Materials to support practical life skills, left to right eye tracking and fine motor skills
The purpose and aim of practical life is to help the child gain control in the coordination of their movement, and help the child to gain independence. Practical life exercises also aid the growth and development of the child's intellect and concentration and will in turn also help the child develop in an orderly way of thinking.
We have designed a Reception Curriculum that builds on nursery or pre-school provision and gets children ready to embark on the Year 1 curriculum. We believe this gives children a bold beginning to life at school that helps them to achieve beyond the 17 Early Learning goals outlined in the Department of Education’s Early Years Foundation Stage framework.
An overview of the Reception curriculum can be downloaded using one of the links at the top of this page.
Our early years curriculum focuses on the following seven areas of learning:
Partnerships with Parents
It is important to us that parents and adults working in the Reception Class have a strong and respectful partnership. This sets the scene for children to thrive and includes listening regularly to parents and giving parents clear information about their children’s progress.

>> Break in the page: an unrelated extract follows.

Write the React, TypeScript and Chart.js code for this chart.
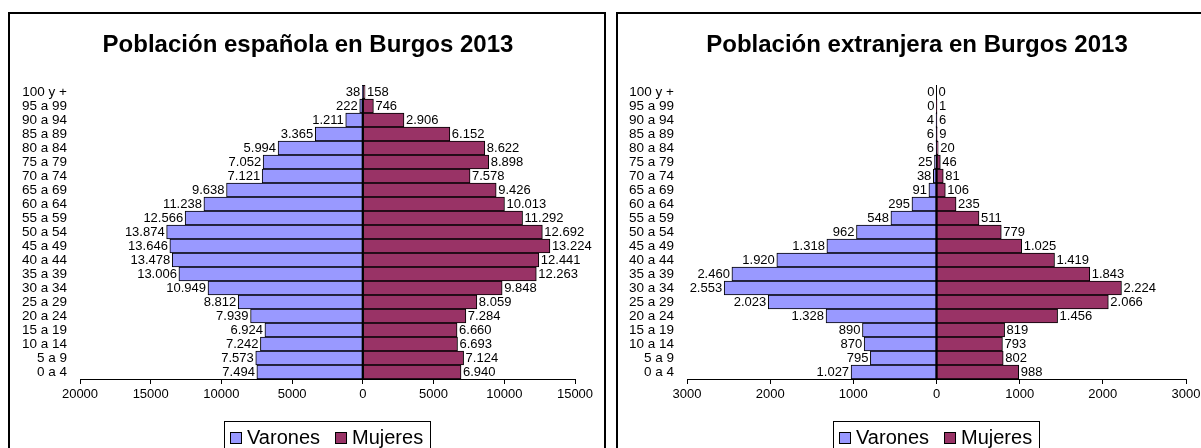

Before children start school, we make contact with each parent or carer and arrange a time where parents can talk to us about their child. We also contact any pre-school settings so that we can get as much information as we can so each child gets off to a flying start.
We also plan taster days in the term before they start school and hold induction meetings for parents.
When children start school, we communicate via an Online platform called Tapestry so that parents and the class teacher can communicate during the year.
The unique child and a positive nurturing ethos
We recognise that all children are unique and learn best when they feel valued, safe and secure. This means fostering secure attachments with those adults who work in our early years setting.
By knowing and understanding all the children and their families, we can offer extra help to those who need it most and adapt the curriculum and our approach to suit the needs and interests of the children.